Requirements ->
Only the lines holding the string "this" are needed. Copy each one.

Task material ->
###
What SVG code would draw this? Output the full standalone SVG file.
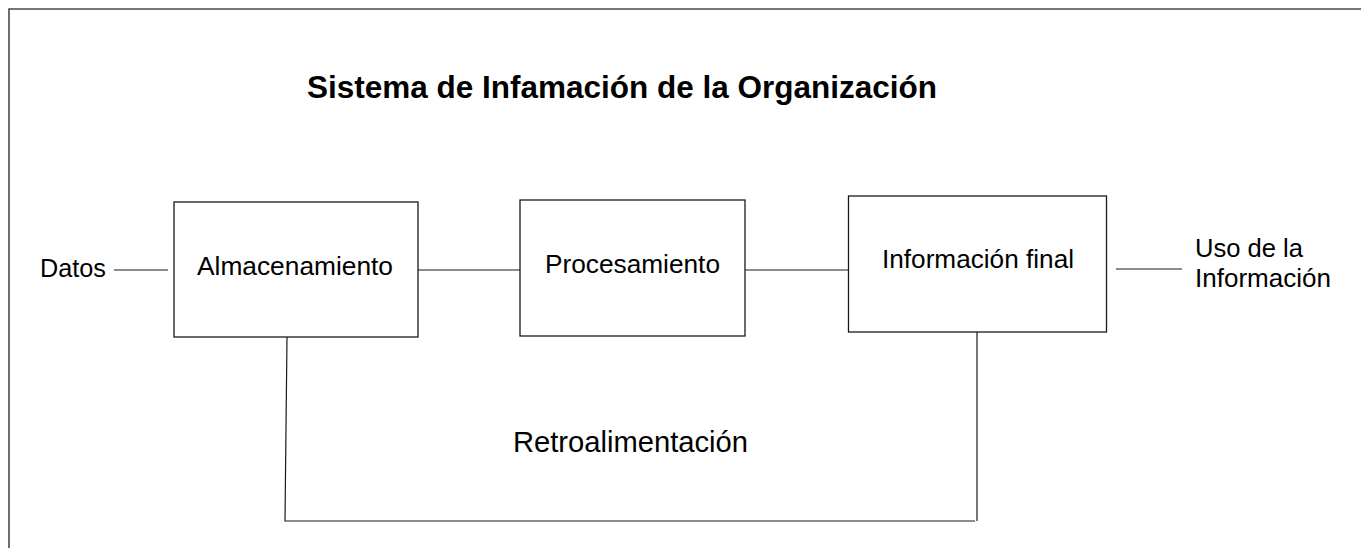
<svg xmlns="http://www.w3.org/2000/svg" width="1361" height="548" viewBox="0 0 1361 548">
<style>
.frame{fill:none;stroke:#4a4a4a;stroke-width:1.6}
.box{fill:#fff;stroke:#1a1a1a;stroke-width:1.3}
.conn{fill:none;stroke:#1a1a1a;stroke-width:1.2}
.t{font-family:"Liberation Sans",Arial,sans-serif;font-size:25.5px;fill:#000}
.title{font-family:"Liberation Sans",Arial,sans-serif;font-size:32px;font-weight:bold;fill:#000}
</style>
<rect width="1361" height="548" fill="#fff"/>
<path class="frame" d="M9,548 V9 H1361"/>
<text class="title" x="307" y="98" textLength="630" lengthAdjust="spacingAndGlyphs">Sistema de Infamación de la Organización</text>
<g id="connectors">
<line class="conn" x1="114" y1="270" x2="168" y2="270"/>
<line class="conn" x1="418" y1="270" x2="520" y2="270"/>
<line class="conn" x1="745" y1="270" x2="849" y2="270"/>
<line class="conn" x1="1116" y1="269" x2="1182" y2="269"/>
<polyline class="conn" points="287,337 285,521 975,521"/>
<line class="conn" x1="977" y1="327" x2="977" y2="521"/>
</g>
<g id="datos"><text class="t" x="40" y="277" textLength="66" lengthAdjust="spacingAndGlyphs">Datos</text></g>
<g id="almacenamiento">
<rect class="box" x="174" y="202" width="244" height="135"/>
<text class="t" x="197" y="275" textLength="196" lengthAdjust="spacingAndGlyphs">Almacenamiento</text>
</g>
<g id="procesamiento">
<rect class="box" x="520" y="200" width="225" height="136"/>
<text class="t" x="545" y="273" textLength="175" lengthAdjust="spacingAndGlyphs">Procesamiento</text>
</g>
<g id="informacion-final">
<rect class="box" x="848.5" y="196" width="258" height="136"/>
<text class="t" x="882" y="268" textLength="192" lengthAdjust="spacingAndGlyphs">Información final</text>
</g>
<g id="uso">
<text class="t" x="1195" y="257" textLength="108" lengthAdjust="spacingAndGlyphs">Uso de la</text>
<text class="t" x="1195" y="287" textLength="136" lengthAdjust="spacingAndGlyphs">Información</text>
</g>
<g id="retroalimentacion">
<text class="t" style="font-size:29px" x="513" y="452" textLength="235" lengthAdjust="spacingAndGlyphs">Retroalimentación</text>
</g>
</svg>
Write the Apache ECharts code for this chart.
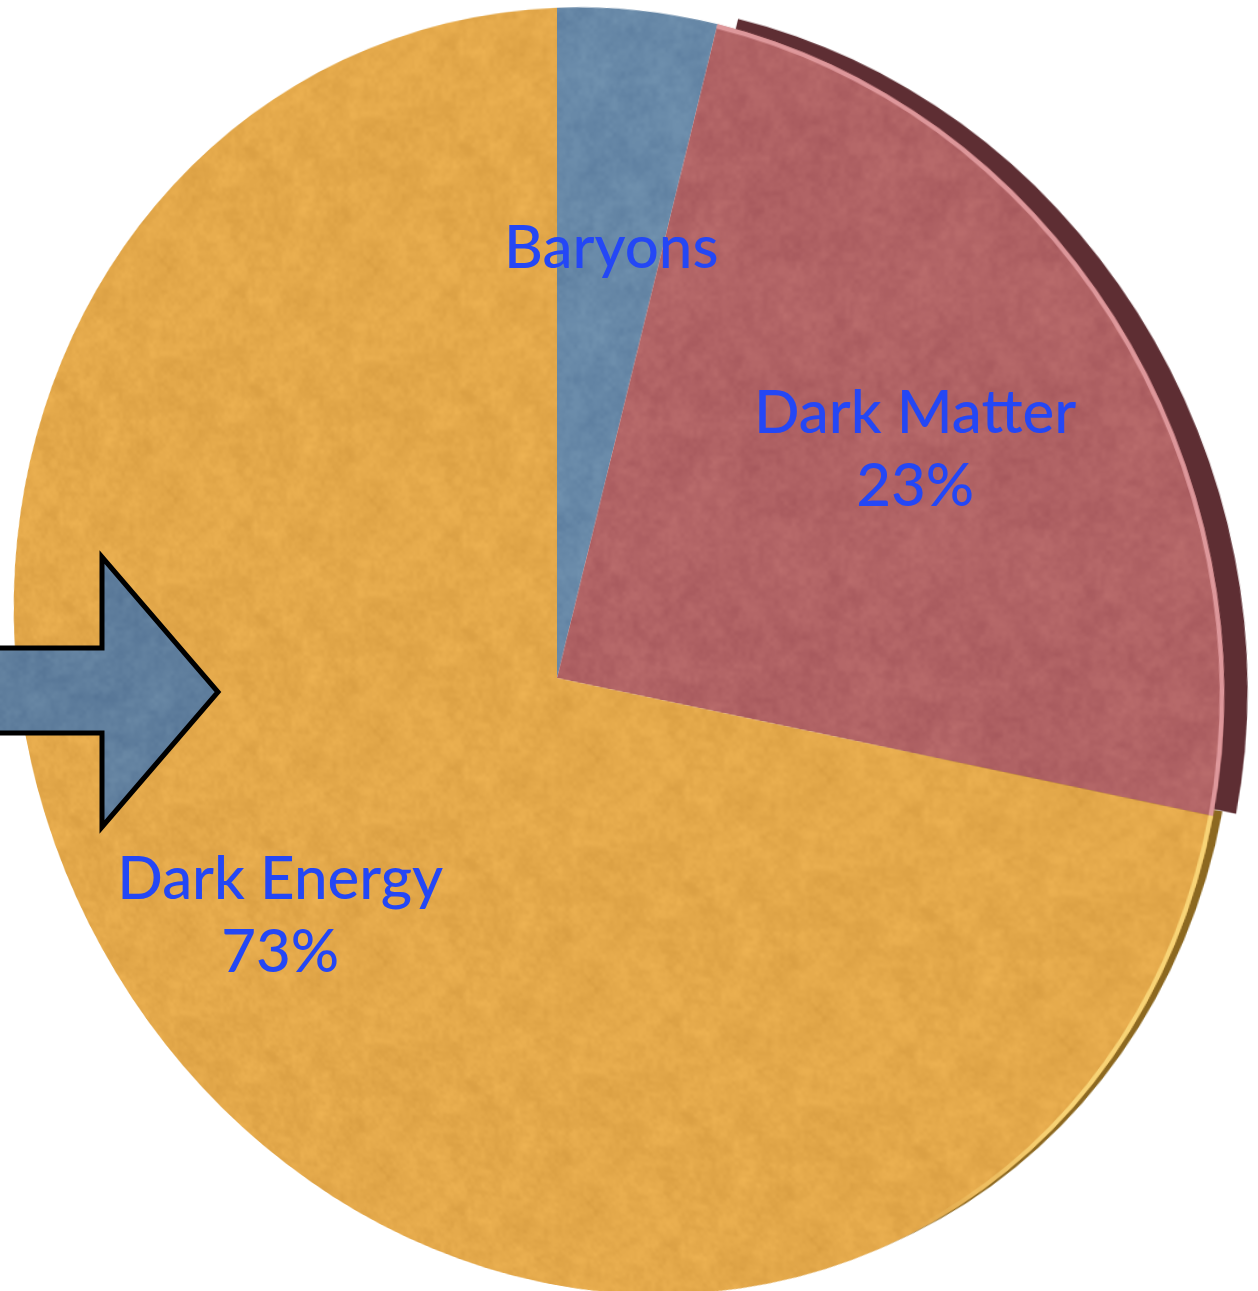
###
Response to the exercise ->
What SVG code would draw this? Output the full standalone SVG file.
Write the Apache ECharts code for this chart.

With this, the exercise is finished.